Le drone semble parfaire ce souci de la précision. Beaucoup d’observateurs s’extasient devant son apparition[3], son efficacité paraît spectaculaire. Cependant les dispositif sol-air intégrés comme le « Dôme de fer » israélien[4]et, derniers arrivants, les armes Laser à effet dirigé, semblent promis au même brillant avenir que cette menace qu’elles sont susceptibles de contrer[5]. Reste à réaliser ces catégories et à les approvisionner, cause de nouveau débours.   

Au total, l’innovation, avec son coût prohibitif, limite le volume des armements de dernière génération sur le champ de bataille. On peine à les recompléter, l’industrie post-guerre froide s’avérant défaillante. Par conséquent, il n’est pas surprenant de voir se poursuivre en Ukraine un conflit en mode plutôt dégradé pour ce qui concerne la couche propre à conduire la destruction au contact : avions d’armes, chars de combat, infanterie, artillerie. Seule la couche renseignement, fondée sur les moyens de recueil et de transmission, et surtout d’exploitation, à la pointe du progrès grâce à la numérisation, semble opérer positivement[6]. Les moyens de renseignement, liés à l’exercice de la dissuasion nucléaire[7], n’ont en effet pas été diminués par l’épisode des « dividendes de la Paix », leur maintien et leur mise à jour dans un monde, certes peu conflictuel, mais toujours empreint de menaces, s’étant avéré indispensable. Dans un contexte d’attrition des moyens conventionnels, ils ne peuvent cependant donner prise à une exploitation opérationnelle efficiente pour ce qui concerne le conflit en cours. Ce conflit semble répondre au premier souci du stratège : être renseigné. Pour poursuivre la démarche opérationnelle, il faut disposer des moyens de réduction de l’adversaire.
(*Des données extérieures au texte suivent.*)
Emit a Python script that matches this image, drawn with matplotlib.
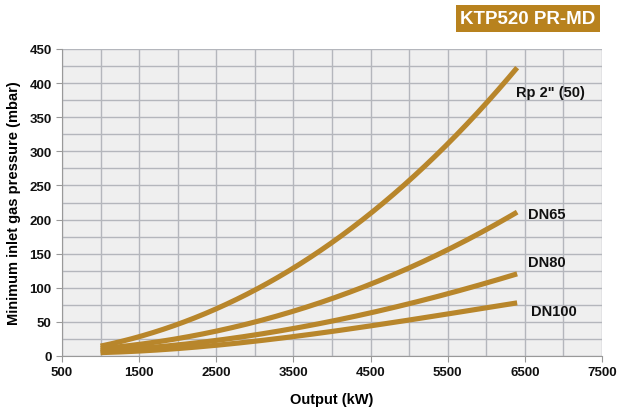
import matplotlib
matplotlib.use("Agg")
import matplotlib.pyplot as plt
import numpy as np

plt.rcParams['font.family'] = ['Liberation Sans', 'DejaVu Sans']

x_rp2 = [1000, 1500, 2000, 2500, 3000, 3500, 4000, 4500, 5000, 5500, 6000, 6400]
y_rp2 = [14, 29, 47, 69, 96, 128, 167, 210, 257, 311, 370, 423]
x_dn65 = [1000, 1500, 2000, 2500, 3000, 3500, 4000, 4500, 5000, 5500, 6000, 6400]
y_dn65 = [10, 18, 26, 37, 49, 65, 84, 106, 128, 157, 186, 210]
x_dn80 = [1000, 1500, 2000, 2500, 3000, 3500, 4000, 4500, 5000, 5500, 6000, 6400]
y_dn80 = [7, 12, 17, 23, 30, 40, 51, 63, 77, 92, 107, 120]
x_dn100 = [1000, 1500, 2000, 2500, 3000, 3500, 4000, 4500, 5000, 5500, 6000, 6400]
y_dn100 = [4, 8, 12, 16, 21, 28, 35, 44, 53, 63, 71, 77]
series_labels = ['Rp 2" (50)', 'DN65', 'DN80', 'DN100']
x_ticks = [500, 1500, 2500, 3500, 4500, 5500, 6500, 7500]
y_ticks = [0, 50, 100, 150, 200, 250, 300, 350, 400, 450]

gold = '#B8862B'
fig = plt.figure(figsize=(6.17, 4.10), dpi=100)
ax = fig.add_axes([62/617, 1-357/410, 540/617, 307/410])
ax.set_facecolor('#EFEFEF')
ax.set_xlim(500, 7500)
ax.set_ylim(0, 450)
for v in np.arange(500, 7501, 500):
    ax.axvline(v, color='#B4B6BC', lw=1.0, zorder=1)
for v in np.arange(0, 451, 25):
    ax.axhline(v, color='#B4B6BC', lw=1.0, zorder=1)

for xs, ys in [(x_rp2, y_rp2), (x_dn65, y_dn65), (x_dn80, y_dn80), (x_dn100, y_dn100)]:
    xs = np.asarray(xs, float)
    ys = np.asarray(ys, float)
    coef = np.polyfit(xs, ys, 3)
    xd = np.linspace(xs[0], xs[-1], 200)
    ax.plot(xd, np.polyval(coef, xd), color=gold, lw=3.7, solid_capstyle='butt', zorder=3)

label_pos = [(6390, 387), (6545, 208), (6545, 138), (6580, 66)]
for (lx, ly), lab in zip(label_pos, series_labels):
    ax.text(lx, ly, lab, fontsize=10.5, fontweight='bold', color='#111111', ha='left', va='center')

ax.set_xticks(x_ticks)
ax.set_yticks(y_ticks)
ax.tick_params(axis='both', labelsize=9.5, colors='#111111', length=4, color='#999999')
for t in ax.get_xticklabels() + ax.get_yticklabels():
    t.set_fontweight('bold')
for s in ['top', 'right']:
    ax.spines[s].set_visible(False)
for s in ['left', 'bottom']:
    ax.spines[s].set_color('#999999')
ax.set_xlabel('Output (kW)', fontsize=10.5, fontweight='bold', labelpad=10)
ax.set_ylabel('Minimum inlet gas pressure (mbar)', fontsize=10.5, fontweight='bold', labelpad=6)

fig.text(528/617, 1-19.5/410, 'KTP520 PR-MD', fontsize=13.5, fontweight='bold', color='white',
         ha='center', va='center',
         bbox=dict(boxstyle='square,pad=0.25', facecolor='#B8821E', edgecolor='none'))

fig.savefig('out.png', dpi=100)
L’évolution dudit conflit repose donc sur la stratégie génétique, c’est-à-dire sur la capacité des industries à alimenter les forces en armements modernes, ou autres éventuellement. Une course est engagée, qui n’est pas sans rappeler celle de la deuxième guerre mondiale, initiée par l’Allemagne hitlérienne et finalement gagnée par l’acteur qui disposait alors d’une industrie hors-normes susceptible d’alimenter l’ensemble des forces alliées, c’est-à-dire les États-Unis. La deuxième guerre mondiale, dans la suite de la première, a été une guerre industrielle. Les conflits futurs ne peuvent y échapper. C’est la puissance économique, soutenant la stratégie génétique, qui assure le succès des armes.  

« La Défense ! C’est la première raison d’être de l’État. Il n’y peut manquer sans se détruire lui-même[8] ». Mais cet État doit au préalable adapter son économie et ses ressources pour ce faire. Il reste à souhaiter que notre loi de programmation et la remise en ordre des finances de notre État soient à hauteur de ce défi.
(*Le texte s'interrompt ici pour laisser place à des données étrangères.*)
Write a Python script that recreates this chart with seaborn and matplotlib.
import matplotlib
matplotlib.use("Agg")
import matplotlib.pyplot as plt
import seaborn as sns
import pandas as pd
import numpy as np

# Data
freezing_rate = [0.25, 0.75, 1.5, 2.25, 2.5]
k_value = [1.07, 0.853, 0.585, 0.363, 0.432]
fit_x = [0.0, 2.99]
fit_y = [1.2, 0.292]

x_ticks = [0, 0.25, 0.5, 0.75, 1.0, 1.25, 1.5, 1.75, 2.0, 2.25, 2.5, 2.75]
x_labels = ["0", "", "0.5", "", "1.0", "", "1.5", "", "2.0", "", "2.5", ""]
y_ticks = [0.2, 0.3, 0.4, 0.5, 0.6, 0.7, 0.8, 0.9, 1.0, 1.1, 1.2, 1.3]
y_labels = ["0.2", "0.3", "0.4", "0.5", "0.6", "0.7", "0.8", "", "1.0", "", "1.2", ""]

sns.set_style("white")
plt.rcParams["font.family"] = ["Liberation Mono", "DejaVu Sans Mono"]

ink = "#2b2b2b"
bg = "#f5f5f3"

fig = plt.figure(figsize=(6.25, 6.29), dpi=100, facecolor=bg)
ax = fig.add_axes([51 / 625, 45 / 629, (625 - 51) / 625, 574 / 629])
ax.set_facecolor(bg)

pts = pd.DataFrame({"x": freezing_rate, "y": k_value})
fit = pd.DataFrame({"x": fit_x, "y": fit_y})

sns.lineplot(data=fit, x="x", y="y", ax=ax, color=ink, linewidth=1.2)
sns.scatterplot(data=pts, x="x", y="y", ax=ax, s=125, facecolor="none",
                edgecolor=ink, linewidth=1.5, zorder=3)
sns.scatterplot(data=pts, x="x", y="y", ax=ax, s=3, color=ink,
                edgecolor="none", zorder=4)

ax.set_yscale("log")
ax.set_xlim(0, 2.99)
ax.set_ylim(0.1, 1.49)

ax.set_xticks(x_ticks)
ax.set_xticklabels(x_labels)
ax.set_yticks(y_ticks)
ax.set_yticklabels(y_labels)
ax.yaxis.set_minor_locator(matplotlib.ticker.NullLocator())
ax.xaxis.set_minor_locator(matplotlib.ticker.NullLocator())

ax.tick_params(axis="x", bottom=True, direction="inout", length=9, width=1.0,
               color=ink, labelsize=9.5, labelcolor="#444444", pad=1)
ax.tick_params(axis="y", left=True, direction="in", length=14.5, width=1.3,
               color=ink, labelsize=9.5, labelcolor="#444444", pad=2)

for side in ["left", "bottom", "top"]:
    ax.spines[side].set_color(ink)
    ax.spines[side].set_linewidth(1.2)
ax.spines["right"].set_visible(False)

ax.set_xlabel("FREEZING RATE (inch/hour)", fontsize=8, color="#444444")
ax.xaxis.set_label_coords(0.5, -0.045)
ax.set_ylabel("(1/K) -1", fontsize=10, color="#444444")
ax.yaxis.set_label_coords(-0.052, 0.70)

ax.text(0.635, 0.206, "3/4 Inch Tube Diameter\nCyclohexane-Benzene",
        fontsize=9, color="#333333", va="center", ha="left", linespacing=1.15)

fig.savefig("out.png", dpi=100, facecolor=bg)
[1] La livraison de Léopard 1, d’une génération antérieure, celle de l’AMX 30, est également envisagée. Le même phénomène peut être constaté pour les avions d’armes de génération ancienne : Mig29, Su25, Su 27, hélicoptères MI 8, employés dans les deux camps.   
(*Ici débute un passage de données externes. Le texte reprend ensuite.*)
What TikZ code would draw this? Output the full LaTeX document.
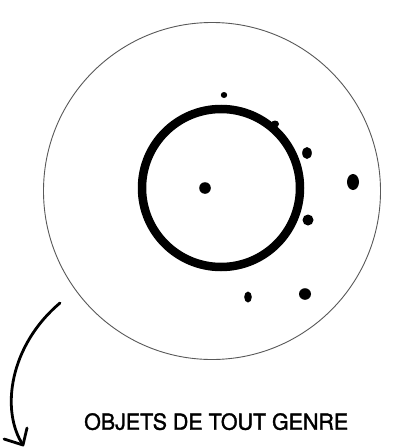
\documentclass[tikz,border=0pt]{standalone}
\usepackage{fontspec}
\setmainfont{TeX Gyre Heros}
\newfontfamily\labelfont[FakeBold=1.5]{TeX Gyre Heros}
\begin{document}
\begin{tikzpicture}[x=1pt,y=-1pt,
  dot/.style={fill=black,draw=none},
  outer/.style={draw=black!65,line width=0.9pt},
  ring/.style={draw=black,line width=8.5pt},
  arrowline/.style={draw=black,line width=2.8pt,line cap=round,line join=round}]
\useasboundingbox (0,0) rectangle (395,447);
\fill[white] (0,0) rectangle (395,447);
% outer circle
\node[outer,circle,minimum size=337pt,inner sep=0pt] (outerc) at (212,191) {};
% thick ring
\node[ring,circle,minimum size=158pt,inner sep=0pt] (ringc) at (221,188) {};
% dots
\fill[dot] (224,95) ellipse (3.2 and 3);
\fill[dot] (275,124) ellipse (4 and 3.5);
\fill[dot] (307,153) ellipse (4.8 and 6);
\fill[dot] (205,188) ellipse (5.8 and 5.8);
\fill[dot] (353,182) ellipse (6 and 8);
\fill[dot] (308,220) ellipse (5.5 and 5.5);
\fill[dot] (248,297) ellipse (3.8 and 5.5);
\fill[dot] (305,294) ellipse (6 and 5.8);
% arrow
\coordinate (astart) at (60,303);
\coordinate (atip) at (23,445);
\draw[arrowline] (astart) .. controls (10,345) and (0,410) .. (atip);
\draw[arrowline] (4,439) -- (atip) -- (27,428);
% label
\node[inner sep=0pt,anchor=north west] (label) at (84,413) {\resizebox{264pt}{16.5pt}{\labelfont OBJETS DE TOUT GENRE}};
\end{tikzpicture}
\end{document}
[2] Postes de commandement et dépôts logistiques

[3] Ces armements étaient pourtant utilisés depuis fort longtemps, notamment lors de l’opération israélienne « Paix en Galilée » de juin 1982.

[4] Le Dôme de fer est un système de défense aérienne mobile israélien conçu pour intercepter des roquettes et obus de courte portée. Il a été déployé en 2010.

[6] Le soutien de l’Otan est ici déterminant.

[7] Qui n’a évidemment pas disparu : « on ne peut désinventer l’arme nucléaire ».